Enfilade

British Art from 1660 to 1735

Posted in conferences (to attend), opportunities by Editor on November 11, 2010

From The University of York’s Centre for Eighteenth-Century Studies:

Court, Country, City: British Art 1660-1735

The 3-year research project Court, Country, City: British Art 1660-1735 is funded by the AHRC and represents a major collaboration between the University of York and Tate Britain. Members of the core team are the principal investigator, Professor Mark Hallett (Head of Department of the History of Art, York); co-investigators Professor Nigel Llewellyn (Head of Research, Tate) and Dr Martin Myrone (Curator, Tate); post-doctoral research assistants Dr Lydia Hamlett and Dr Richard Stephens, and PhD students Caroline Good and Peter Moore.

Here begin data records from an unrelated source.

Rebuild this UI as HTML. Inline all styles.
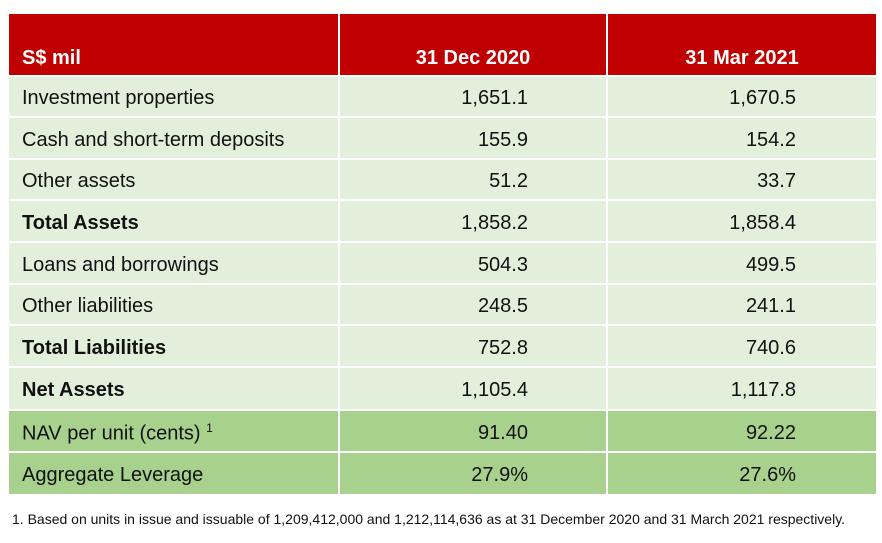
<!DOCTYPE html>
<html><head><meta charset="utf-8"><style>
body{margin:0;width:882px;height:543px;background:#fff;font-family:"Liberation Sans",Arial,sans-serif;position:relative;overflow:hidden}
.c{position:absolute;box-sizing:border-box;font-size:20px;color:#111;display:flex;align-items:center;padding-top:4px}
.h{background:#c00000;color:#fff;font-weight:bold;align-items:flex-end;padding-bottom:5px;padding-top:0}
.l{background:#e2efda}.d{background:#a9d18e}
.lab{padding-left:13px}
.num{justify-content:flex-end}
.b{font-weight:bold}
#fn{position:absolute;left:12px;top:511px;font-size:14px;color:#111}
</style></head><body>
<div id="t"></div>
<div id="fn">1. Based on units in issue and issuable of 1,209,412,000 and 1,212,114,636 as at 31 December 2020 and 31 March 2021 respectively.</div>
<script>
const labels=["Investment properties","Cash and short-term deposits","Other assets","Total Assets","Loans and borrowings","Other liabilities","Total Liabilities","Net Assets","NAV per unit (cents) <sup style='font-size:12px'>1</sup>","Aggregate Leverage"];
const dec2020=["1,651.1","155.9","51.2","1,858.2","504.3","248.5","752.8","1,105.4","91.40","27.9%"];
const mar2021=["1,670.5","154.2","33.7","1,858.4","499.5","241.1","740.6","1,117.8","92.22","27.6%"];
const bold=[3,6,7];
const tops=[77,118,160,201,243,285,326,368,411,453,496];
const t=document.getElementById('t');
function cell(x,y,w,h,cls,html,pr){const d=document.createElement('div');d.className='c '+cls;d.style.cssText=`left:${x}px;top:${y}px;width:${w}px;height:${h}px;`+(pr?`padding-right:${pr}px;`:'');d.innerHTML='<span>'+html+'</span>';t.appendChild(d);return d;}
let e=cell(9,14,329,61,'h lab','S$ mil');
e=cell(340,14,266,61,'h','31 Dec 2020');e.style.justifyContent='center';
e=cell(608,14,268,61,'h','31 Mar 2021');e.style.justifyContent='center';
labels.forEach((lb,i)=>{
 const y=tops[i],h=tops[i+1]-y-2,bg=i>=8?'d':'l',b=bold.includes(i)?' b':'';
 let a=cell(9,y,329,h,bg+' lab'+b,lb);
 a=cell(340,y,266,h,bg+' num',dec2020[i],78);
 a=cell(608,y,268,h,bg+' num',mar2021[i],80);
});
</script>
</body></html>
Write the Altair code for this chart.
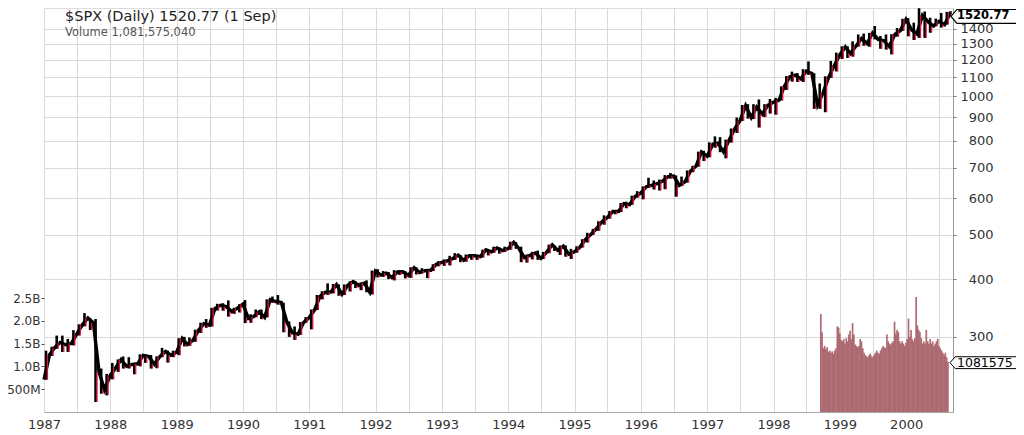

The research project, which was launched in October 2009, is intended to stimulate new approaches to British visual culture from 1660-1735. The period in question saw profound changes in the nation’s character and these included a similarly important period of transformation in the visual arts, beginning with the appointment of Peter Lely as court painter to Charles II and ending with the emergence of the St Martin’s Lane Academy in the mid-1730s. In terms of British art history, the later decades of the eighteenth century – the ‘age of Hogarth and Reynolds’ – have been relatively well explored; however, the art of the preceding period has not been recovered or interpreted in the same depth. It is in order to redress this art-historical imbalance, and to provide a set of fresh perspectives on the art of late-Stuart and early Georgian Britain, that this project has been conceived and developed.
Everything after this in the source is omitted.